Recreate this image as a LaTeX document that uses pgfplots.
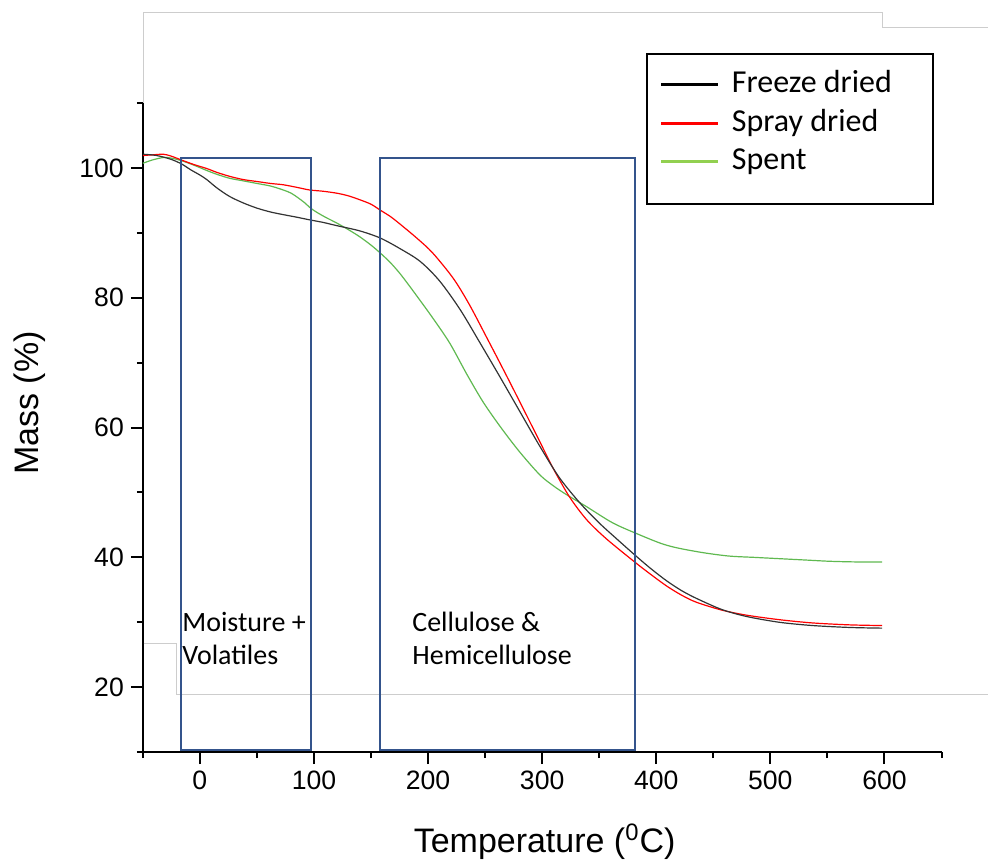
\documentclass[border=0pt]{standalone}
\usepackage{fontspec}
\setmainfont{Liberation Sans}
\newfontfamily\calibri{Carlito}
\usepackage{pgfplots}
\pgfplotsset{compat=1.18}
\definecolor{boxblue}{RGB}{52,84,140}
\definecolor{curvegreen}{RGB}{95,185,80}
\definecolor{leggreen}{RGB}{146,208,80}
\definecolor{artgray}{RGB}{205,205,205}

\pgfplotstableread{
x y
-50 102.1
-42 102.0
-35 101.8
-25 101.3
-16 100.6
-8 99.7
0 98.9
6 98.2
15 96.9
26 95.6
38 94.6
50 93.8
62 93.2
73 92.8
85 92.4
96 92.0
108 91.6
120 91.1
140 90.3
158 89.2
175 87.6
193 85.6
210 82.6
228 78.2
245 73.2
263 67.8
280 62.6
298 57.1
315 52.3
333 48.4
350 45.3
365 42.9
381 40.4
395 38.3
409 36.4
422 34.9
435 33.7
457 32.0
479 30.9
508 30.0
537 29.5
570 29.2
598 29.1
}\freeze

\pgfplotstableread{
x y
-50 101.9
-42 102.0
-32 102.1
-25 101.8
-16 101.2
-5 100.5
6 99.9
15 99.3
26 98.7
38 98.2
50 97.9
62 97.6
73 97.4
85 97.0
96 96.6
108 96.4
120 96.1
130 95.7
140 95.1
150 94.4
158 93.5
167 92.5
175 91.4
190 89.2
204 86.9
222 83.0
236 79.0
251 74.0
269 67.9
286 62.0
298 57.8
310 53.6
324 49.3
339 45.8
356 42.9
381 39.3
395 37.4
409 35.6
422 34.2
435 33.1
457 31.9
479 31.1
508 30.4
537 29.9
570 29.6
598 29.5
}\spray

\pgfplotstableread{
x y
-50 100.7
-42 101.2
-32 101.6
-25 101.5
-16 101.1
-5 100.4
6 99.6
15 99.0
26 98.4
38 98.0
50 97.6
62 97.2
73 96.6
80 96.1
86 95.4
92 94.6
97 93.8
103 93.1
110 92.4
120 91.5
130 90.5
140 89.4
150 88.1
158 86.9
167 85.4
175 83.8
182 82.2
190 80.3
204 76.9
219 73.0
234 68.2
248 64.0
263 60.2
280 56.3
298 52.7
310 51.0
321 49.7
339 47.8
362 45.3
385 43.5
405 42.1
420 41.4
442 40.7
464 40.2
486 40.0
508 39.8
530 39.6
552 39.4
575 39.3
598 39.3
}\spent

\begin{document}
\begin{tikzpicture}
\begin{axis}[
  scale only axis,
  width=399.6pt, height=324.8pt,
  xmin=-50, xmax=650, ymin=10, ymax=110,
  axis x line*=bottom, axis y line*=left,
  axis line style={line width=1pt, black},
  xtick={0,100,...,600},
  minor xtick={-50,50,150,250,350,450,550,650},
  ytick={20,40,...,100},
  minor ytick={10,30,50,70,90,110},
  tick align=outside,
  major tick length=6pt, minor tick length=3pt,
  every tick/.style={black, line width=1pt},
  /pgf/number format/assume math mode=true,
  tick label style={font=\fontsize{13.3}{15}\selectfont},
  xlabel={Temperature (\textsuperscript{0}C)},
  ylabel={Mass (\%)},
  xlabel style={font=\fontsize{17}{20}\selectfont, at={(axis description cs:0.503,-0.155)}, anchor=base},
  ylabel style={font=\fontsize{17}{20}\selectfont, at={(axis description cs:-0.1413,0.538)}, anchor=center},
  clip=false,
  legend style={draw=none, fill=none, at={(axis description cs:0.647,1.0513)}, anchor=north west,
    inner sep=0pt, row sep=5.5pt, font=\calibri\fontsize{16}{19.5}\selectfont,
    nodes={inner sep=0pt, text height=11pt, text depth=3pt},
    column sep=6pt},
  legend cell align=left,
  legend image code/.code={\draw[#1] (0pt,0pt) -- (28.5pt,0pt);},
]
% invisible bounding path matching the reference proportions
\path (axis cs:-175.2,125.86) rectangle (axis cs:691.1,-6.37);
% faint screenshot frame lines
\draw[artgray, line width=0.6pt] (axis cs:-49.4,110) -- (axis cs:-49.4,123.97) -- (axis cs:598.2,123.97) -- (axis cs:598.2,121.66) -- (axis cs:691.1,121.66);
\draw[artgray, line width=0.6pt] (axis cs:-49.4,26.72) -- (axis cs:-20.5,26.72) -- (axis cs:-20.5,18.87) -- (axis cs:691.1,18.87);

\addlegendimage{black, line width=1.5pt}
\addlegendentry{Freeze dried}
\addlegendimage{red, line width=1.5pt}
\addlegendentry{Spray dried}
\addlegendimage{leggreen, line width=1.5pt}
\addlegendentry{Spent}

\addplot[curvegreen, line width=0.6pt, smooth, forget plot] table {\spent};
\addplot[red, line width=0.6pt, smooth, forget plot] table {\spray};
\addplot[black!80, line width=0.6pt, smooth, forget plot] table {\freeze};

\draw[boxblue, line width=1pt] (axis cs:-16.6,10.4) rectangle (axis cs:97.2,101.54);
\draw[boxblue, line width=1pt] (axis cs:157.7,10.4) rectangle (axis cs:381.0,101.54);

\node[anchor=base west, inner sep=0pt, font=\calibri\fontsize{14}{17}\selectfont] at (axis cs:-15.7,28.57) {Moisture +};
\node[anchor=base west, inner sep=0pt, font=\calibri\fontsize{14}{17}\selectfont] at (axis cs:-15.7,23.49) {Volatiles};
\node[anchor=base west, inner sep=0pt, font=\calibri\fontsize{14}{17}\selectfont] at (axis cs:185.9,28.57) {Cellulose \&};
\node[anchor=base west, inner sep=0pt, font=\calibri\fontsize{14}{17}\selectfont] at (axis cs:185.9,23.49) {Hemicellulose};

\draw[black, line width=1pt] (axis description cs:0.6308,1.0754) rectangle (axis description cs:0.9899,0.8445);
\end{axis}
\end{tikzpicture}
\end{document}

════════════════════

_Set problem_: Your task is an exact transcription of all the data, minus the pictures.

_Solution to the problem_:
Recreate this image as a LaTeX document that uses pgfplots.
\documentclass[border=0pt]{standalone}
\usepackage{fontspec}
\setmainfont{Liberation Sans}
\newfontfamily\calibri{Carlito}
\usepackage{pgfplots}
\pgfplotsset{compat=1.18}
\definecolor{boxblue}{RGB}{52,84,140}
\definecolor{curvegreen}{RGB}{95,185,80}
\definecolor{leggreen}{RGB}{146,208,80}
\definecolor{artgray}{RGB}{205,205,205}

\pgfplotstableread{
x y
-50 102.1
-42 102.0
-35 101.8
-25 101.3
-16 100.6
-8 99.7
0 98.9
6 98.2
15 96.9
26 95.6
38 94.6
50 93.8
62 93.2
73 92.8
85 92.4
96 92.0
108 91.6
120 91.1
140 90.3
158 89.2
175 87.6
193 85.6
210 82.6
228 78.2
245 73.2
263 67.8
280 62.6
298 57.1
315 52.3
333 48.4
350 45.3
365 42.9
381 40.4
395 38.3
409 36.4
422 34.9
435 33.7
457 32.0
479 30.9
508 30.0
537 29.5
570 29.2
598 29.1
}\freeze

\pgfplotstableread{
x y
-50 101.9
-42 102.0
-32 102.1
-25 101.8
-16 101.2
-5 100.5
6 99.9
15 99.3
26 98.7
38 98.2
50 97.9
62 97.6
73 97.4
85 97.0
96 96.6
108 96.4
120 96.1
130 95.7
140 95.1
150 94.4
158 93.5
167 92.5
175 91.4
190 89.2
204 86.9
222 83.0
236 79.0
251 74.0
269 67.9
286 62.0
298 57.8
310 53.6
324 49.3
339 45.8
356 42.9
381 39.3
395 37.4
409 35.6
422 34.2
435 33.1
457 31.9
479 31.1
508 30.4
537 29.9
570 29.6
598 29.5
}\spray

\pgfplotstableread{
x y
-50 100.7
-42 101.2
-32 101.6
-25 101.5
-16 101.1
-5 100.4
6 99.6
15 99.0
26 98.4
38 98.0
50 97.6
62 97.2
73 96.6
80 96.1
86 95.4
92 94.6
97 93.8
103 93.1
110 92.4
120 91.5
130 90.5
140 89.4
150 88.1
158 86.9
167 85.4
175 83.8
182 82.2
190 80.3
204 76.9
219 73.0
234 68.2
248 64.0
263 60.2
280 56.3
298 52.7
310 51.0
321 49.7
339 47.8
362 45.3
385 43.5
405 42.1
420 41.4
442 40.7
464 40.2
486 40.0
508 39.8
530 39.6
552 39.4
575 39.3
598 39.3
}\spent

\begin{document}
\begin{tikzpicture}
\begin{axis}[
  scale only axis,
  width=399.6pt, height=324.8pt,
  xmin=-50, xmax=650, ymin=10, ymax=110,
  axis x line*=bottom, axis y line*=left,
  axis line style={line width=1pt, black},
  xtick={0,100,...,600},
  minor xtick={-50,50,150,250,350,450,550,650},
  ytick={20,40,...,100},
  minor ytick={10,30,50,70,90,110},
  tick align=outside,
  major tick length=6pt, minor tick length=3pt,
  every tick/.style={black, line width=1pt},
  /pgf/number format/assume math mode=true,
  tick label style={font=\fontsize{13.3}{15}\selectfont},
  xlabel={Temperature (\textsuperscript{0}C)},
  ylabel={Mass (\%)},
  xlabel style={font=\fontsize{17}{20}\selectfont, at={(axis description cs:0.503,-0.155)}, anchor=base},
  ylabel style={font=\fontsize{17}{20}\selectfont, at={(axis description cs:-0.1413,0.538)}, anchor=center},
  clip=false,
  legend style={draw=none, fill=none, at={(axis description cs:0.647,1.0513)}, anchor=north west,
    inner sep=0pt, row sep=5.5pt, font=\calibri\fontsize{16}{19.5}\selectfont,
    nodes={inner sep=0pt, text height=11pt, text depth=3pt},
    column sep=6pt},
  legend cell align=left,
  legend image code/.code={\draw[#1] (0pt,0pt) -- (28.5pt,0pt);},
]
% invisible bounding path matching the reference proportions
\path (axis cs:-175.2,125.86) rectangle (axis cs:691.1,-6.37);
% faint screenshot frame lines
\draw[artgray, line width=0.6pt] (axis cs:-49.4,110) -- (axis cs:-49.4,123.97) -- (axis cs:598.2,123.97) -- (axis cs:598.2,121.66) -- (axis cs:691.1,121.66);
\draw[artgray, line width=0.6pt] (axis cs:-49.4,26.72) -- (axis cs:-20.5,26.72) -- (axis cs:-20.5,18.87) -- (axis cs:691.1,18.87);

\addlegendimage{black, line width=1.5pt}
\addlegendentry{Freeze dried}
\addlegendimage{red, line width=1.5pt}
\addlegendentry{Spray dried}
\addlegendimage{leggreen, line width=1.5pt}
\addlegendentry{Spent}

\addplot[curvegreen, line width=0.6pt, smooth, forget plot] table {\spent};
\addplot[red, line width=0.6pt, smooth, forget plot] table {\spray};
\addplot[black!80, line width=0.6pt, smooth, forget plot] table {\freeze};

\draw[boxblue, line width=1pt] (axis cs:-16.6,10.4) rectangle (axis cs:97.2,101.54);
\draw[boxblue, line width=1pt] (axis cs:157.7,10.4) rectangle (axis cs:381.0,101.54);

\node[anchor=base west, inner sep=0pt, font=\calibri\fontsize{14}{17}\selectfont] at (axis cs:-15.7,28.57) {Moisture +};
\node[anchor=base west, inner sep=0pt, font=\calibri\fontsize{14}{17}\selectfont] at (axis cs:-15.7,23.49) {Volatiles};
\node[anchor=base west, inner sep=0pt, font=\calibri\fontsize{14}{17}\selectfont] at (axis cs:185.9,28.57) {Cellulose \&};
\node[anchor=base west, inner sep=0pt, font=\calibri\fontsize{14}{17}\selectfont] at (axis cs:185.9,23.49) {Hemicellulose};

\draw[black, line width=1pt] (axis description cs:0.6308,1.0754) rectangle (axis description cs:0.9899,0.8445);
\end{axis}
\end{tikzpicture}
\end{document}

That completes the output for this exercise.